15 May 2018

Asparagus production and water security in Peru

Darian writes:*

The blood of traditional small/medium scale farmers is on the hands of big agribusiness managers in Ica. Peru’s non-traditional agricultural sector and its export boom - with focus on asparagus - after its neoliberal reform, is a relevant topic under the framework of growth and development. Whilst the asparagus industry is a key contributor to Peru’s economic continuous growth, it comes at the social cost of water shortage in Ica where the irrigation systems dry out the groundwater. As the Peruvian government fails to adjust for the negative externality, marginalised traditional rural farmers carry the social costs as they are deprived of their water supply.

The foundation of Peru’s agricultural export boom was set in 1990 when freshly elected authoritarian rightwing President Alberto Fujimori began his structural neoliberal reforms. These reforms included the removal of land ownership restrictions, cheap land prices and tax incentives, which encouraged big businesses to expand their agricultural production, as well as Foreign Direct Investment (FDI). In addition, in 1991 Peru agreed to the US’s ‘Andean Trade Promotion and Drug Eradication Act (ATPDEA)’ [pdf], which opened the US market for Peruvian agriculture by lowering trade barriers. As the name suggests, the act was a strategic move in war on drugs as the US attempted to restrict growing coca leaves and other drug based agriculture by increasing the opportunity cost. As such policies favoured big enterprises [pdf]. As a result, due to high global demand and favourable climate conditions, Peru developed into the global leading exporter of fresh asparagus and the second highest exporter of preserved asparagus [pdf]. In terms of economic growth, the neoliberal reforms was successful as Peru experienced steady GDP growth since 1990. As Hepworth at el found "GDP grew by 9.2 per cent in 2008, the 11th highest rate globally, and foreign exchange reserves are at record levels” [pdf].

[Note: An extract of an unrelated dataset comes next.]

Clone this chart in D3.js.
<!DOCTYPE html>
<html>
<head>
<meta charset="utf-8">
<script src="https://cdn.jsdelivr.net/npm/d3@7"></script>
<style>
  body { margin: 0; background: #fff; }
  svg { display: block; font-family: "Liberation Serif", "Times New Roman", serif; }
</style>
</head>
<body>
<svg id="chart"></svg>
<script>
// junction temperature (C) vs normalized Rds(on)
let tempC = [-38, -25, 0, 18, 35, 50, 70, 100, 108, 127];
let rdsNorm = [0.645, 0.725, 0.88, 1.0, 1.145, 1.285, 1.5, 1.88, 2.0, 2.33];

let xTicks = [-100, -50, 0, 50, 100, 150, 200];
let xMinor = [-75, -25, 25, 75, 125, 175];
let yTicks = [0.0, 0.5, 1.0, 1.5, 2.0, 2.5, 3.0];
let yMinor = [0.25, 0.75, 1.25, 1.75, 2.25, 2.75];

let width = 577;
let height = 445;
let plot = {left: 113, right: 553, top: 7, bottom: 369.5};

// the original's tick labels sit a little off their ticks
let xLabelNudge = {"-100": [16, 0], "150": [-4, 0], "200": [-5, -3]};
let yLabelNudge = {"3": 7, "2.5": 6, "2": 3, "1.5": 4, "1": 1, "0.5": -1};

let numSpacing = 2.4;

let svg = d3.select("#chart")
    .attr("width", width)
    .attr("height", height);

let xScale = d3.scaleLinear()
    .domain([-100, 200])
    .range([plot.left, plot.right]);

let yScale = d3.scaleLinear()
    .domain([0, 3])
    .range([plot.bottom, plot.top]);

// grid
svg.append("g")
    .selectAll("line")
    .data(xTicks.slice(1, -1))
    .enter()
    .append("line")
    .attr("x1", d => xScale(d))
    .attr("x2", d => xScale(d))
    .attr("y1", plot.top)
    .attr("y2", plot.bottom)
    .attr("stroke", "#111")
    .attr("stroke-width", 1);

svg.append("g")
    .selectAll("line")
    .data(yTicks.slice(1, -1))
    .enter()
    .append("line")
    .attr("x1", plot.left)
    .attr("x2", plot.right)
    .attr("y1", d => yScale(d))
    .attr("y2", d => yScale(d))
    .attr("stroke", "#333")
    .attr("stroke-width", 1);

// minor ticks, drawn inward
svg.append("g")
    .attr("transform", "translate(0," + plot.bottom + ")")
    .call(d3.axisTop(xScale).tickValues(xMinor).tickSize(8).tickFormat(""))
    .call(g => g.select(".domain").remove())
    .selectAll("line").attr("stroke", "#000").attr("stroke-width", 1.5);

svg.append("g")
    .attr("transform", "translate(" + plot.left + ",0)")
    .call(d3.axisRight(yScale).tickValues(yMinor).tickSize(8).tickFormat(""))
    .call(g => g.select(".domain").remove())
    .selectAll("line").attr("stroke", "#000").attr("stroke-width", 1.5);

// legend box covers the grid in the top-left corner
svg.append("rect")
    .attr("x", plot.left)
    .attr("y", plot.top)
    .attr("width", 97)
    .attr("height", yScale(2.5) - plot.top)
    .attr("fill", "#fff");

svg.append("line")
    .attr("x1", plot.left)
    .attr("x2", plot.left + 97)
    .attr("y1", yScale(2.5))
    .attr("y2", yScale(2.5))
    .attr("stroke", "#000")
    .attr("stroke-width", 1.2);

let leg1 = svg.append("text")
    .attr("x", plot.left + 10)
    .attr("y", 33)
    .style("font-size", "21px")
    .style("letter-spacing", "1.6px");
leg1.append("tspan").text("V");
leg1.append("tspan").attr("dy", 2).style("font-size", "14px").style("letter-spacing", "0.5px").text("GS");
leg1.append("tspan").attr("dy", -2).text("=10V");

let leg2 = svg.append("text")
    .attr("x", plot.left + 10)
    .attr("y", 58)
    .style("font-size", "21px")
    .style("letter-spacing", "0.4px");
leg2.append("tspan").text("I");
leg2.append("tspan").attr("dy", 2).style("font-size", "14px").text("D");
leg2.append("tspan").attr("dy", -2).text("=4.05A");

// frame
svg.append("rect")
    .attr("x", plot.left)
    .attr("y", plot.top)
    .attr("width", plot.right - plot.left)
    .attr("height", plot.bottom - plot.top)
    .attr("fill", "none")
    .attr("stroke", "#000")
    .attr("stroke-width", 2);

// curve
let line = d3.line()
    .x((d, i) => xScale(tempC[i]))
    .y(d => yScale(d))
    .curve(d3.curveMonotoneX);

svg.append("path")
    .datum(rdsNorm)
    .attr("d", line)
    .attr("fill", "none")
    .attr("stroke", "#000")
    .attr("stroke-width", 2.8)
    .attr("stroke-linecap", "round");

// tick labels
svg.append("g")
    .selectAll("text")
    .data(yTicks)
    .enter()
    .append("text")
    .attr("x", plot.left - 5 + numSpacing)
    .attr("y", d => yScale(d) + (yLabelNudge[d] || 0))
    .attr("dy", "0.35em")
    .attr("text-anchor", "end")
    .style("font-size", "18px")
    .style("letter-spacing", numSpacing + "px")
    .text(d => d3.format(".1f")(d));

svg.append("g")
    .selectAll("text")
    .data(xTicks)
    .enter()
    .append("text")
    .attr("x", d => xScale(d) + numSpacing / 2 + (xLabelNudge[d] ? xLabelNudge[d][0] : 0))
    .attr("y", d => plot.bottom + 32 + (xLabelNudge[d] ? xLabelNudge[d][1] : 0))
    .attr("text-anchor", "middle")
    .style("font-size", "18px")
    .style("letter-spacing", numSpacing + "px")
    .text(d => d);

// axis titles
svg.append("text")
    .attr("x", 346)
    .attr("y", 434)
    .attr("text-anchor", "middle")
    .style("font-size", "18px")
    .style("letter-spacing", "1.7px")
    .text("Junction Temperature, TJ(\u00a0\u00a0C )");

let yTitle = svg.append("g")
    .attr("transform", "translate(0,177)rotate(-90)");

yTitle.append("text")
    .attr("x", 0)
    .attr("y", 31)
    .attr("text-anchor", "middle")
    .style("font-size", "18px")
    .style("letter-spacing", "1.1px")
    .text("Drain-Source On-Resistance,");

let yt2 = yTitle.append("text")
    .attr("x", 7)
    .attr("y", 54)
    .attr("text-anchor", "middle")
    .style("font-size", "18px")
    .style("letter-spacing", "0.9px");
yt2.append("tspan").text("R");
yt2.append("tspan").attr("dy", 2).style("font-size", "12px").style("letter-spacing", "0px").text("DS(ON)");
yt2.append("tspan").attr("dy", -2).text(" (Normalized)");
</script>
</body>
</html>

Given the profitable asparagus market, two primary areas where cultivated to grow the precious cash crop. Firstly, in the north in the La Libertad district - which benefited from the Region Chavimochic irrigation project as it gains its water supply from rivers in the Andes. Secondly, in the south in Ica - whose irrigation system relies mainly on limited ground water. Cultivating asparagus is more water intensive than traditional farming techniques and crops such as grapes [pdf]. Hence, once the asparagus boom started, agro-exporters drilled new wells and bought existing wells from cooperatives with government permission [pdf]. In essence, big enterprises aimed to monopolise access to fresh water. Consequently, both regions experience water shortage - where Ica is more worrying. The fragile desert coast of Ica had to be transferred into verdant farmland which did not only cost millions of dollars, but also depleted scarce ground water.

In terms of government actions, at this point it is too late to restrict the supply of groundwater - “there is little control over who pumps water, the aquifer could dry up before the government comes up with a plan to pipe in rainwater from the Andes or the Amazon as it has done in northern Peru." The ground water in Ica is said to run dry in approximately 10 years. This has major environmental as well as social implications. Environmentally speaking, given that Ica is located at the coast to the Pacific Ocean, the danger is that once the sweet ground water runs out, the salty ocean water will fill the aquifer which ‘will spoil the farm land and disrupt the ecosystem.’

Socially speaking, many rural traditional farmers, are pushed out of business as they can no longer water their fields. Big enterprises have not only used up most of the water, leaving little for traditional small scale farming, they also restricted the access to water. The ground water is scares making irrigation very costly. This either increases unemployment or causes farmers to be dependent on employment by the asparagus producers - which drives the water shortage further. Fresh water - a basic human need - is treated like an excludible good. As Emily Schmall states: “when a World Bank employee went in April to investigate complaints that loans made by its private sector arm had hastened the drying up of the Ica aquifer, he was shot at by gunmen after he spotted land pockmarked by clandestine wells."

Bottom line: Neoliberal policies allowed big businesses to exclude people from water access. Moreover, its wells dry out a desert district in an attempt to grow the economy. This has caused for alarming environmental risks as well as a social crisis. Traditional farmers are pushed out of business as they are excluded from the elementary right of water. Hence, the blood of traditional small/medium scale farmers is on the hands of big agribusiness managers in Ica. However, they will not be able to wash the blood off their hands as there's no water left.

* Please help my growth and development economics students by commenting on unclear analysis, other perspectives, data sources, etc. (Or you can just say something nice :)

1 comment:

Rory O'Sullivan said...

Your post is very well written, and I find it interesting. Particularly highlighting the social costs of this big agri-business. Dealing with this problem will consequentially be very difficult, especially I think because to many organisations looking in they see a booming exporting agricultural sector as a good thing. Furthermore, they could argue the social costs are mitigated by the increased employment opportunities. However, perhaps the situation will be resolved by the possible environmental issues. I know it's not ideal, but when the aquifers begin to get ruined by salt water, big-business will either move on to a different country, or be incentivised to fix their mess.